:: EXERCISE MATERIAL ::
++++

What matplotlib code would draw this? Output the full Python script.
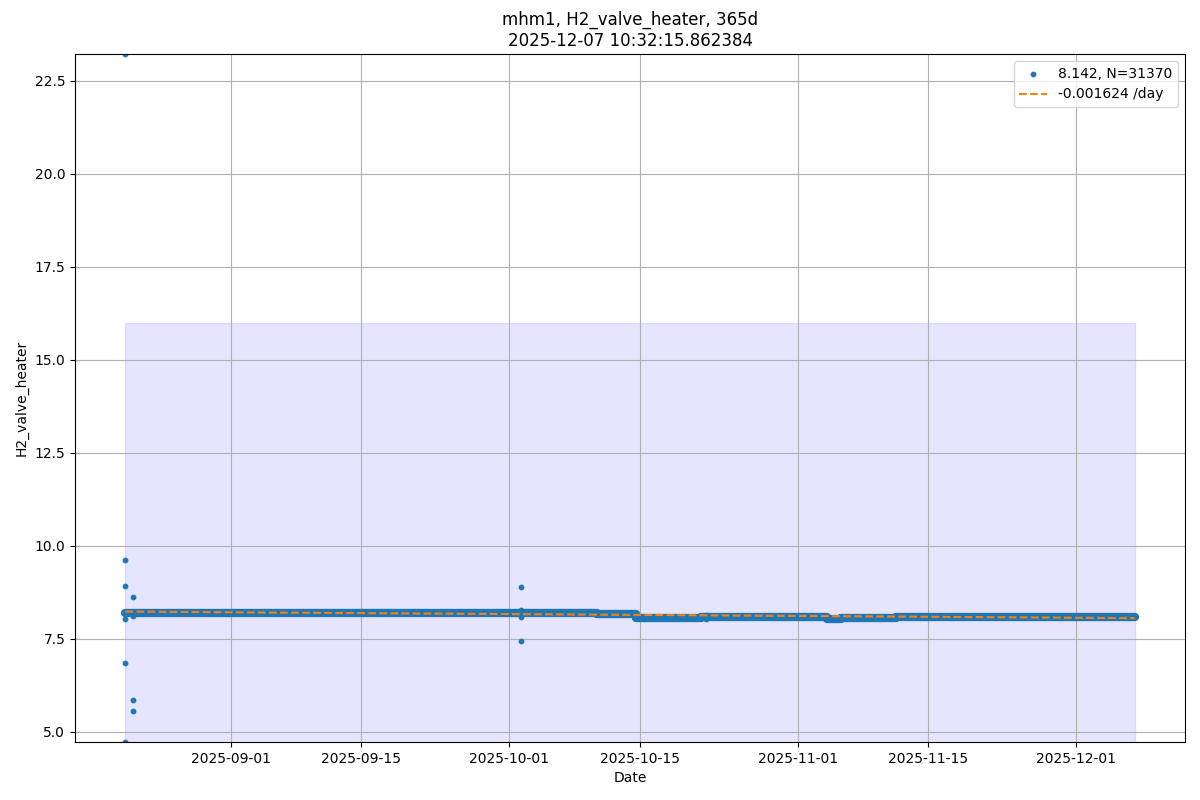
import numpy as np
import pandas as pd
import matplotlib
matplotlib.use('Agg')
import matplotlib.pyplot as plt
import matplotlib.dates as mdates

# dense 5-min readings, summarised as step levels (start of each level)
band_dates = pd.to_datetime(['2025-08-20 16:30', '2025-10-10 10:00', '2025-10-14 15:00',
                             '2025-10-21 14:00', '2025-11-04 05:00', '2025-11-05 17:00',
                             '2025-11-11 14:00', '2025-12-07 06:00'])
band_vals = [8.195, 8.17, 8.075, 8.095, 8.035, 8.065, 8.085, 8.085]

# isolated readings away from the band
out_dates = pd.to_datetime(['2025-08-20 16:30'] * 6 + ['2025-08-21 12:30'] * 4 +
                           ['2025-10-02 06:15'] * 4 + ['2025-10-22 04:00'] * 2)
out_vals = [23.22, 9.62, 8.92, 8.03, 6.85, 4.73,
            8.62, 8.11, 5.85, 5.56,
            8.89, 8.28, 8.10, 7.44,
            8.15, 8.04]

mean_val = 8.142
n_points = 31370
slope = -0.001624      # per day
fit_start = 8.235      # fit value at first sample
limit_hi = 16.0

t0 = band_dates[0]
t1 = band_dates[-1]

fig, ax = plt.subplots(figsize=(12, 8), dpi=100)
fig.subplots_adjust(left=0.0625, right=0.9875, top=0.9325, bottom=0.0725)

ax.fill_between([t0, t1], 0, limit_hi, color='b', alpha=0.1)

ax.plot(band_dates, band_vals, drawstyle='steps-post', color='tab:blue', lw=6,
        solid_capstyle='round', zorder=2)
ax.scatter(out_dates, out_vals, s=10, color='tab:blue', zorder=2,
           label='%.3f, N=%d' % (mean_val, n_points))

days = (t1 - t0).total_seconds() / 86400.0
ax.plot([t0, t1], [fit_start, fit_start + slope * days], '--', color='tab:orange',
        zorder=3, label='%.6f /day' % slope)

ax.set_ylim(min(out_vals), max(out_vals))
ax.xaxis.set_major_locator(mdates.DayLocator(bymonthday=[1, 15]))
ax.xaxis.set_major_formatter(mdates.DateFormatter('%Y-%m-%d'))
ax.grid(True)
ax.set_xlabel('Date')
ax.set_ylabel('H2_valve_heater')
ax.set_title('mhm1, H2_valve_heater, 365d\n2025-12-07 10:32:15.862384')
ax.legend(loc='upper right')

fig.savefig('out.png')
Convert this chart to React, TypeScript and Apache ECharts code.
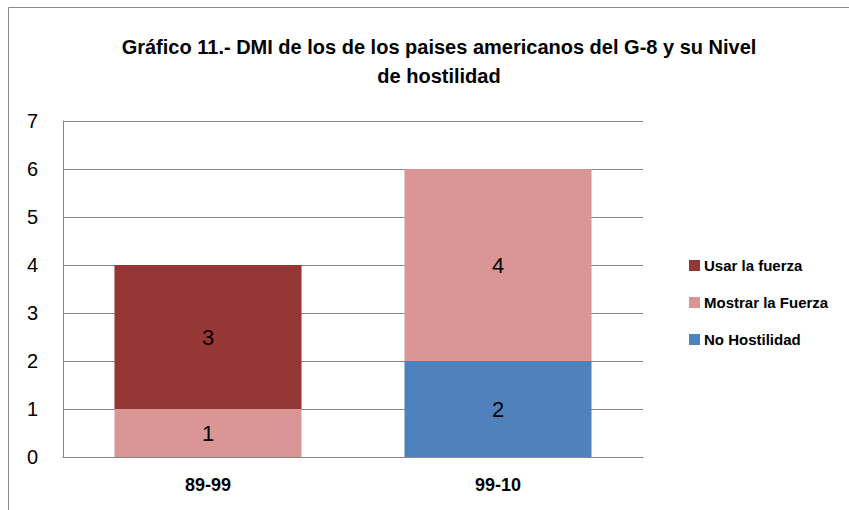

++++

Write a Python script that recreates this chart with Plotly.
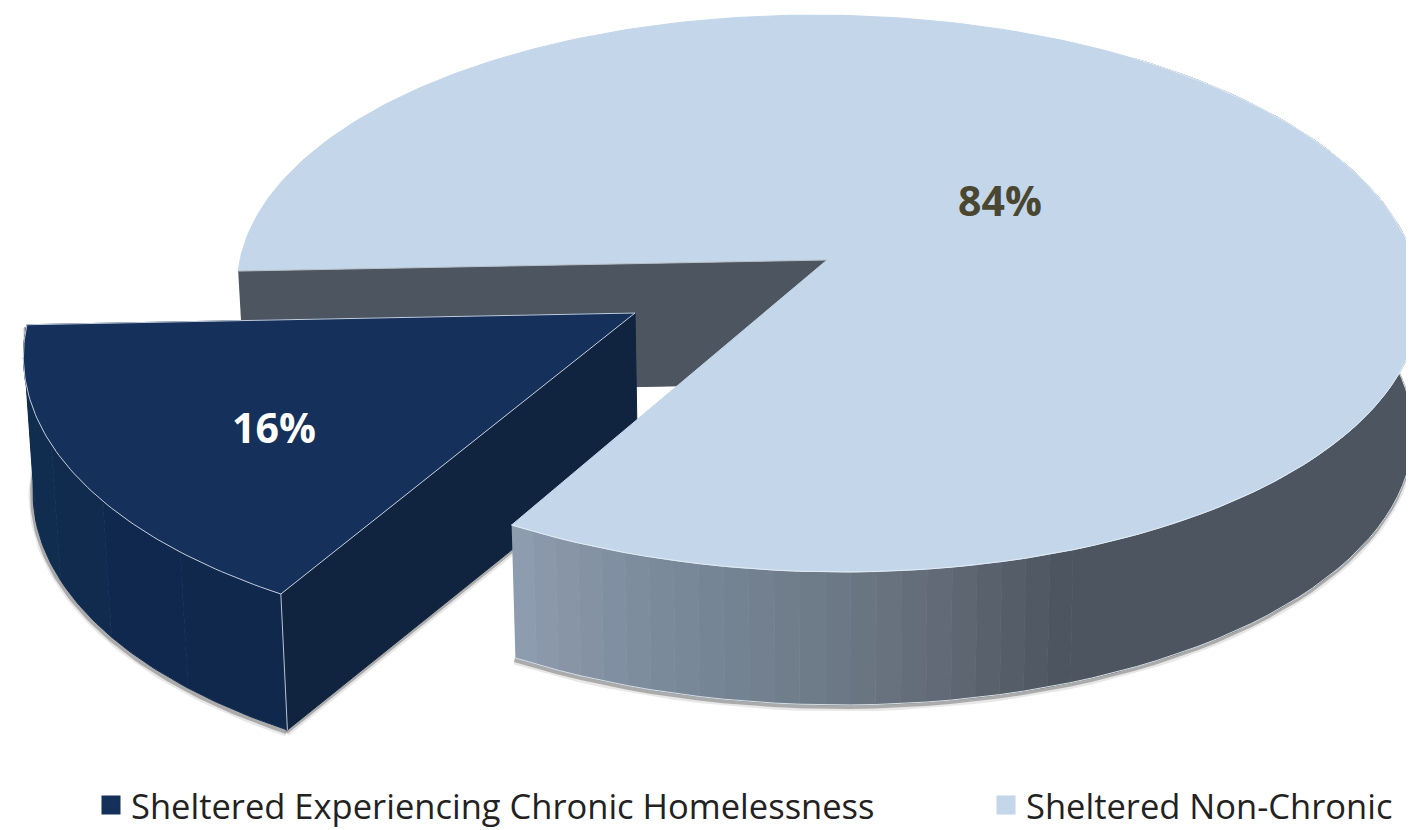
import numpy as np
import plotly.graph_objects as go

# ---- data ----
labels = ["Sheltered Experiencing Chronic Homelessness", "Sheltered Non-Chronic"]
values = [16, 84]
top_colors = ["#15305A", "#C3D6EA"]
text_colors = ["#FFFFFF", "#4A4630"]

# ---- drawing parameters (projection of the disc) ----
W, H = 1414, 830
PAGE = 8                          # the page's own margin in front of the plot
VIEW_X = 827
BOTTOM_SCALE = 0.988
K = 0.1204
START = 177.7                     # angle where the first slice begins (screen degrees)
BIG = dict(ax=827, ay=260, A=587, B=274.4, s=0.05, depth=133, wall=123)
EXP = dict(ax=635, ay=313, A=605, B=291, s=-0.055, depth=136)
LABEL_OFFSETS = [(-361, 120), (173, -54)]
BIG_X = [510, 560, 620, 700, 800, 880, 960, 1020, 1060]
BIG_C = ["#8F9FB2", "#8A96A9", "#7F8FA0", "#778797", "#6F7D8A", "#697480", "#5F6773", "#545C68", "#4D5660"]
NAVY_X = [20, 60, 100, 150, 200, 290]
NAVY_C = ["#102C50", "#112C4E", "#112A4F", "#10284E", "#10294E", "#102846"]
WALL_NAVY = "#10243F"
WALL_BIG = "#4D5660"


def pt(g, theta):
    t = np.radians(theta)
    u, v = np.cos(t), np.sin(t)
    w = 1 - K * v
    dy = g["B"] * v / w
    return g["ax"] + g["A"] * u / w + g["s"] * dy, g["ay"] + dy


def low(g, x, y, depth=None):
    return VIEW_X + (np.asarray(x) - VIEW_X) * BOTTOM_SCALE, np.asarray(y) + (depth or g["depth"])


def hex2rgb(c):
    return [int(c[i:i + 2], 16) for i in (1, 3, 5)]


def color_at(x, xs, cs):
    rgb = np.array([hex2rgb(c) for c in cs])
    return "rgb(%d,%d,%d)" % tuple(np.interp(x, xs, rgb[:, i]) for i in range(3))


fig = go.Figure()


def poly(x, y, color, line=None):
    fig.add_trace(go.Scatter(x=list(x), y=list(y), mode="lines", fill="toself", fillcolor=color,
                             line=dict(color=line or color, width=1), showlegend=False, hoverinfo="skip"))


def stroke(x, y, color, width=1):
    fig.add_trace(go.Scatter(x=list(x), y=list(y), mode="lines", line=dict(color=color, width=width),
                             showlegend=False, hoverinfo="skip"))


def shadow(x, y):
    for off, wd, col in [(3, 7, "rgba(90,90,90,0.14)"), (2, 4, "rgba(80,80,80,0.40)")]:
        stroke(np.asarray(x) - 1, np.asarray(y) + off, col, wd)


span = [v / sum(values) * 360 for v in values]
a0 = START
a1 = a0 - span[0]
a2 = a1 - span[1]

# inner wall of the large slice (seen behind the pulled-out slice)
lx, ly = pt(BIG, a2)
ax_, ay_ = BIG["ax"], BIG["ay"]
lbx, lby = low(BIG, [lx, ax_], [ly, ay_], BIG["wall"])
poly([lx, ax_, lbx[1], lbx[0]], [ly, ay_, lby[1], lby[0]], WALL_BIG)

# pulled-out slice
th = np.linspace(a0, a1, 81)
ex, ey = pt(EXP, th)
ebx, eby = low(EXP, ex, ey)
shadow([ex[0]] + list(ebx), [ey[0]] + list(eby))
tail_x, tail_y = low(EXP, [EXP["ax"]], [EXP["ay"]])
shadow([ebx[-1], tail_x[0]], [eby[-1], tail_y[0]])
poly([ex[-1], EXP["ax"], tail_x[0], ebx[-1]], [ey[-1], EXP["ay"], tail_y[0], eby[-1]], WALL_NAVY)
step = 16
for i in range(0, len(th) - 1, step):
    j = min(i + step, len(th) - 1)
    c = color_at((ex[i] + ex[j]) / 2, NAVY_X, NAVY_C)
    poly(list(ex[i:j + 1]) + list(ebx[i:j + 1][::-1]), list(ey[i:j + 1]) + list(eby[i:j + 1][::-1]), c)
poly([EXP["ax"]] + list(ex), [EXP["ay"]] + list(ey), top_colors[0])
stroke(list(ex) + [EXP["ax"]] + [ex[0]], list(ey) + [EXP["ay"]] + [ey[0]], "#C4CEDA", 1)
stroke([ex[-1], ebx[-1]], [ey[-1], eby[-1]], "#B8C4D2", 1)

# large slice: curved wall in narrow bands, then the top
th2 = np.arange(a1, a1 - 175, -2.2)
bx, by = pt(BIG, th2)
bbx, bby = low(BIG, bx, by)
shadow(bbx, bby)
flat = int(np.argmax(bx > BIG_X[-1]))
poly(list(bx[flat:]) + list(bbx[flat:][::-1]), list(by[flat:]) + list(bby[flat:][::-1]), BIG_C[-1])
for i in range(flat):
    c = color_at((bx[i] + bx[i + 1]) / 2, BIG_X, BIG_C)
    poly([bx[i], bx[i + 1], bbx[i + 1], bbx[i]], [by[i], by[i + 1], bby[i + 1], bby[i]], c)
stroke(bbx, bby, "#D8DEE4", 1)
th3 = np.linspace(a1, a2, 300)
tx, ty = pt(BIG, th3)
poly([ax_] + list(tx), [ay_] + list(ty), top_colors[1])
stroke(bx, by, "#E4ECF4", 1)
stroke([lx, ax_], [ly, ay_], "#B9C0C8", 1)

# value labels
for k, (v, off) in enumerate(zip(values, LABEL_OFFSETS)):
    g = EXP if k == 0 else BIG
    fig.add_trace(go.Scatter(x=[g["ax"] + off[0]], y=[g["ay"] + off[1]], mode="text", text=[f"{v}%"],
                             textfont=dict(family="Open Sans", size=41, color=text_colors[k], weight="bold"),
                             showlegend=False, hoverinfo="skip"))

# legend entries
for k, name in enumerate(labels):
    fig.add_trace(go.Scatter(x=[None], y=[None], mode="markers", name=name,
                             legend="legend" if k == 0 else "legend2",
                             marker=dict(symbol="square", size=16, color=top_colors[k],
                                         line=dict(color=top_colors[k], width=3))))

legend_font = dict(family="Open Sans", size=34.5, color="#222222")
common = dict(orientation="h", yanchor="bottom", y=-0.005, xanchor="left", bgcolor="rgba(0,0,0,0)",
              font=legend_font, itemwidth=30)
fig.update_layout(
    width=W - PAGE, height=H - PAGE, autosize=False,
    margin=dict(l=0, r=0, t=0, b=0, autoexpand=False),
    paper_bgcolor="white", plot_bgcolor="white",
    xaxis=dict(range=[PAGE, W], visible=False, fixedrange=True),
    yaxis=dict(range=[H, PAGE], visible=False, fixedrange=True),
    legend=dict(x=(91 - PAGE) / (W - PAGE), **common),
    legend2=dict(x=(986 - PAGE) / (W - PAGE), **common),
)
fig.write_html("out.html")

++++

:: REQUIREMENT ::
Print exactly the lines from the line containing "Write a Python" through the line containing "import plotly.graph_objects as go", and omit any picture found among them.

:: WORKED SOLUTION ::
Write a Python script that recreates this chart with Plotly.
import numpy as np
import plotly.graph_objects as go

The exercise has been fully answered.